Supplied information –
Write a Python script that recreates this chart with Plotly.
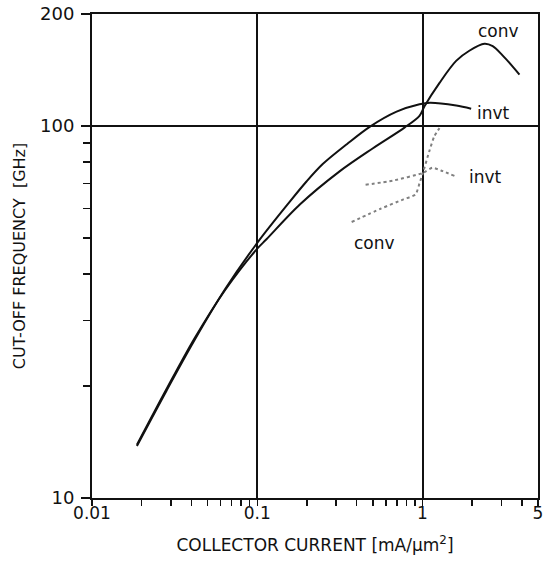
import math
import plotly.graph_objects as go

# Solid curves
conv_solid_x = [0.0187, 0.0282, 0.0416, 0.0641, 0.1, 0.1137, 0.181, 0.315, 0.499, 0.778, 0.959, 1.028, 1.268, 1.598, 1.92, 2.37, 2.66, 3.05, 3.6, 3.86]
conv_solid_y = [13.9, 19.6, 26.8, 36.3, 46.8, 49.6, 61.5, 75.5, 87.0, 99.0, 106.5, 113.0, 130.6, 149.6, 159.3, 166.3, 163.9, 154.8, 142.7, 137.5]

invt_solid_x = [0.0187, 0.0282, 0.0416, 0.0641, 0.1, 0.157, 0.198, 0.249, 0.35, 0.479, 0.697, 0.959, 1.11, 1.6, 1.97]
invt_solid_y = [13.8, 19.4, 26.5, 36.5, 48.5, 62.5, 70.8, 79.0, 89.5, 99.5, 109.3, 114.4, 115.5, 113.5, 111.3]

# Dotted curves
conv_dot_x = [0.3727, 0.557, 0.767, 0.908, 0.959, 1.004, 1.10, 1.18, 1.267]
conv_dot_y = [55.2, 59.9, 63.5, 65.5, 70.1, 74.6, 85.6, 93.9, 98.7]

invt_dot_x = [0.4525, 0.661, 1.004, 1.148, 1.327, 1.56]
invt_dot_y = [69.5, 71.3, 74.8, 77.2, 75.6, 73.4]

# Curve labels
label_text = ["conv", "invt", "invt", "conv"]
label_x = [2.90, 2.70, 2.40, 0.511]
label_y = [179.6, 108.7, 72.8, 48.4]

x_tickvals = [0.01, 0.1, 1, 5]
x_ticktext = ["0.01", "0.1", "1", "5"]
x_minor = [0.02, 0.03, 0.04, 0.05, 0.06, 0.07, 0.08, 0.09,
           0.2, 0.3, 0.4, 0.5, 0.6, 0.7, 0.8, 0.9, 2, 3, 4]
y_tickvals = [10, 100, 200]
y_ticktext = ["10", "100", "200"]
y_minor = [20, 30, 40, 50, 60, 70, 80, 90]

FONT = "DejaVu Sans"
INK = "#111111"

fig = go.Figure()
for xs, ys in [(conv_solid_x, conv_solid_y), (invt_solid_x, invt_solid_y)]:
    fig.add_trace(go.Scatter(x=xs, y=ys, mode="lines",
                             line=dict(color=INK, width=2, shape="spline", smoothing=0.9),
                             showlegend=False, hoverinfo="skip"))
for xs, ys in [(conv_dot_x, conv_dot_y), (invt_dot_x, invt_dot_y)]:
    fig.add_trace(go.Scatter(x=xs, y=ys, mode="lines",
                             line=dict(color="#808080", width=2, dash="dot", shape="spline", smoothing=0.6),
                             showlegend=False, hoverinfo="skip"))

for t, lx, ly in zip(label_text, label_x, label_y):
    fig.add_annotation(x=math.log10(lx), y=math.log10(ly), xref="x", yref="y",
                       text=t, showarrow=False,
                       font=dict(family=FONT, size=17, color=INK))

fig.update_layout(
    width=544, height=564,
    margin=dict(l=92, r=6, t=14, b=66, autoexpand=False),
    paper_bgcolor="white", plot_bgcolor="white",
    font=dict(family=FONT, color=INK),
)
fig.update_xaxes(
    type="log", range=[-2.0, 0.69897], automargin=False,
    tickmode="array", tickvals=x_tickvals, ticktext=x_ticktext,
    ticks="outside", ticklen=6, tickwidth=1.5, tickcolor=INK,
    ticklabelstandoff=-7, ticklabeloverflow="allow",
    tickfont=dict(family=FONT, size=17, color=INK),
    showgrid=True, gridcolor=INK, gridwidth=2,
    showline=True, linecolor=INK, linewidth=2, mirror=True,
    zeroline=False,
    minor=dict(tickmode="array", tickvals=x_minor, ticks="outside", ticklen=6,
               tickwidth=1.5, tickcolor=INK, showgrid=False),
    title=dict(text="COLLECTOR CURRENT [mA/\u03bcm<sup>2</sup>]",
               font=dict(family=FONT, size=17, color=INK), standoff=17),
)
fig.update_yaxes(
    type="log", range=[1, 2.30103], automargin=False,
    tickmode="array", tickvals=y_tickvals, ticktext=y_ticktext,
    ticks="outside", ticklen=9, tickwidth=1.5, tickcolor=INK,
    ticklabelstandoff=3, ticklabeloverflow="allow",
    tickfont=dict(family=FONT, size=18, color=INK),
    showgrid=True, gridcolor=INK, gridwidth=2,
    showline=True, linecolor=INK, linewidth=2, mirror=True,
    zeroline=False,
    minor=dict(tickmode="array", tickvals=y_minor, ticks="outside", ticklen=7,
               tickwidth=1.5, tickcolor=INK, showgrid=False),
    title=dict(text="CUT-OFF FREQUENCY  [GHz]",
               font=dict(family=FONT, size=16, color=INK), standoff=10),
)

page_fix = ("document.documentElement.style.margin='0';"
            "document.documentElement.style.overflow='hidden';"
            "document.body.style.margin='0';"
            "document.body.style.overflow='hidden';")
fig.write_html("out.html", post_script=page_fix,
               config={"displayModeBar": False, "staticPlot": True})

Task brief – Give every line above again exactly, with no pictures.

Answer –
Write a Python script that recreates this chart with Plotly.
import math
import plotly.graph_objects as go

# Solid curves
conv_solid_x = [0.0187, 0.0282, 0.0416, 0.0641, 0.1, 0.1137, 0.181, 0.315, 0.499, 0.778, 0.959, 1.028, 1.268, 1.598, 1.92, 2.37, 2.66, 3.05, 3.6, 3.86]
conv_solid_y = [13.9, 19.6, 26.8, 36.3, 46.8, 49.6, 61.5, 75.5, 87.0, 99.0, 106.5, 113.0, 130.6, 149.6, 159.3, 166.3, 163.9, 154.8, 142.7, 137.5]

invt_solid_x = [0.0187, 0.0282, 0.0416, 0.0641, 0.1, 0.157, 0.198, 0.249, 0.35, 0.479, 0.697, 0.959, 1.11, 1.6, 1.97]
invt_solid_y = [13.8, 19.4, 26.5, 36.5, 48.5, 62.5, 70.8, 79.0, 89.5, 99.5, 109.3, 114.4, 115.5, 113.5, 111.3]

# Dotted curves
conv_dot_x = [0.3727, 0.557, 0.767, 0.908, 0.959, 1.004, 1.10, 1.18, 1.267]
conv_dot_y = [55.2, 59.9, 63.5, 65.5, 70.1, 74.6, 85.6, 93.9, 98.7]

invt_dot_x = [0.4525, 0.661, 1.004, 1.148, 1.327, 1.56]
invt_dot_y = [69.5, 71.3, 74.8, 77.2, 75.6, 73.4]

# Curve labels
label_text = ["conv", "invt", "invt", "conv"]
label_x = [2.90, 2.70, 2.40, 0.511]
label_y = [179.6, 108.7, 72.8, 48.4]

x_tickvals = [0.01, 0.1, 1, 5]
x_ticktext = ["0.01", "0.1", "1", "5"]
x_minor = [0.02, 0.03, 0.04, 0.05, 0.06, 0.07, 0.08, 0.09,
           0.2, 0.3, 0.4, 0.5, 0.6, 0.7, 0.8, 0.9, 2, 3, 4]
y_tickvals = [10, 100, 200]
y_ticktext = ["10", "100", "200"]
y_minor = [20, 30, 40, 50, 60, 70, 80, 90]

FONT = "DejaVu Sans"
INK = "#111111"

fig = go.Figure()
for xs, ys in [(conv_solid_x, conv_solid_y), (invt_solid_x, invt_solid_y)]:
    fig.add_trace(go.Scatter(x=xs, y=ys, mode="lines",
                             line=dict(color=INK, width=2, shape="spline", smoothing=0.9),
                             showlegend=False, hoverinfo="skip"))
for xs, ys in [(conv_dot_x, conv_dot_y), (invt_dot_x, invt_dot_y)]:
    fig.add_trace(go.Scatter(x=xs, y=ys, mode="lines",
                             line=dict(color="#808080", width=2, dash="dot", shape="spline", smoothing=0.6),
                             showlegend=False, hoverinfo="skip"))

for t, lx, ly in zip(label_text, label_x, label_y):
    fig.add_annotation(x=math.log10(lx), y=math.log10(ly), xref="x", yref="y",
                       text=t, showarrow=False,
                       font=dict(family=FONT, size=17, color=INK))

fig.update_layout(
    width=544, height=564,
    margin=dict(l=92, r=6, t=14, b=66, autoexpand=False),
    paper_bgcolor="white", plot_bgcolor="white",
    font=dict(family=FONT, color=INK),
)
fig.update_xaxes(
    type="log", range=[-2.0, 0.69897], automargin=False,
    tickmode="array", tickvals=x_tickvals, ticktext=x_ticktext,
    ticks="outside", ticklen=6, tickwidth=1.5, tickcolor=INK,
    ticklabelstandoff=-7, ticklabeloverflow="allow",
    tickfont=dict(family=FONT, size=17, color=INK),
    showgrid=True, gridcolor=INK, gridwidth=2,
    showline=True, linecolor=INK, linewidth=2, mirror=True,
    zeroline=False,
    minor=dict(tickmode="array", tickvals=x_minor, ticks="outside", ticklen=6,
               tickwidth=1.5, tickcolor=INK, showgrid=False),
    title=dict(text="COLLECTOR CURRENT [mA/\u03bcm<sup>2</sup>]",
               font=dict(family=FONT, size=17, color=INK), standoff=17),
)
fig.update_yaxes(
    type="log", range=[1, 2.30103], automargin=False,
    tickmode="array", tickvals=y_tickvals, ticktext=y_ticktext,
    ticks="outside", ticklen=9, tickwidth=1.5, tickcolor=INK,
    ticklabelstandoff=3, ticklabeloverflow="allow",
    tickfont=dict(family=FONT, size=18, color=INK),
    showgrid=True, gridcolor=INK, gridwidth=2,
    showline=True, linecolor=INK, linewidth=2, mirror=True,
    zeroline=False,
    minor=dict(tickmode="array", tickvals=y_minor, ticks="outside", ticklen=7,
               tickwidth=1.5, tickcolor=INK, showgrid=False),
    title=dict(text="CUT-OFF FREQUENCY  [GHz]",
               font=dict(family=FONT, size=16, color=INK), standoff=10),
)

page_fix = ("document.documentElement.style.margin='0';"
            "document.documentElement.style.overflow='hidden';"
            "document.body.style.margin='0';"
            "document.body.style.overflow='hidden';")
fig.write_html("out.html", post_script=page_fix,
               config={"displayModeBar": False, "staticPlot": True})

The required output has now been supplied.